In its third rebuke of the Bush administration's treatment of prisoners, the Supreme Court ruled 5-4 that the government is violating the rights of prisoners being held indefinitely and without charges at the U.S. naval base in Cuba.
Justice Anthony Kennedy, writing for the court, said, “The laws and Constitution are designed to survive, and remain in force, in extraordinary times.”
Justice Kennedy's opinion echoes the Court that ruled and rebuked President Abraham Lincoln for suspending habeas corpus during the Civil War. Even during that time - when the country had a real problem - the Court said:
"The Constitution of the United States is a law for rulers and people equally in war
and in peace, and covers with the shield of its protection all classes of men, at all
times, and under all circumstances. No doctrine, involving more pernicious
consequences, was ever invented by the wit of man than that any of its provisions
can be suspended during any of the great exigencies of government."
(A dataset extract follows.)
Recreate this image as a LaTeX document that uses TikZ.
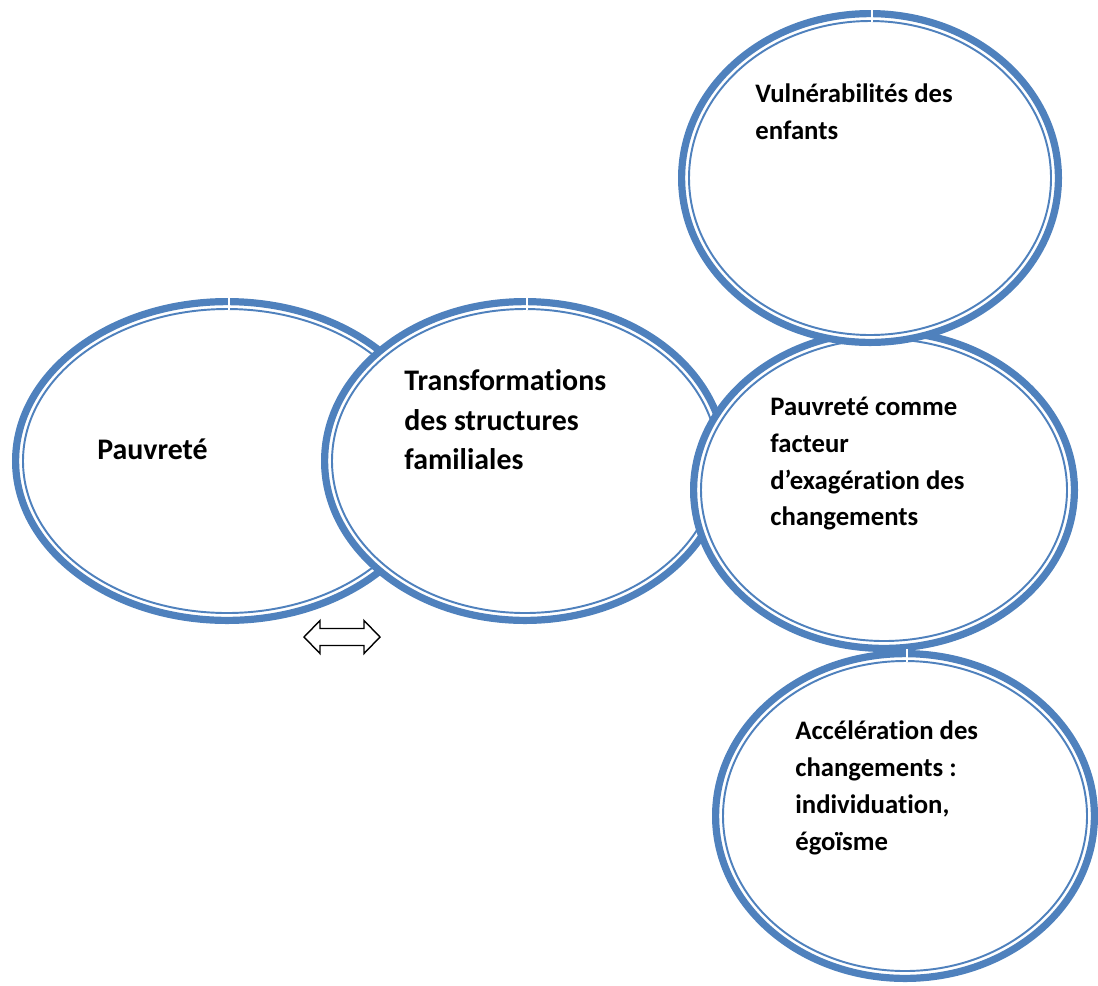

-The U. S. Supreme Court - Ex parte Milligan, 71 U.S. 2 (1866).
People need to know about this historic view and its essential importance to democratic culture. Citizen’s also need to understand that the right-wing dissenting jurists on today's Supreme Court decision (Roberts, Alito, Scalia, and Thomas) are as misplaced and dangerous to this country as the radical Islamists they claim to fear.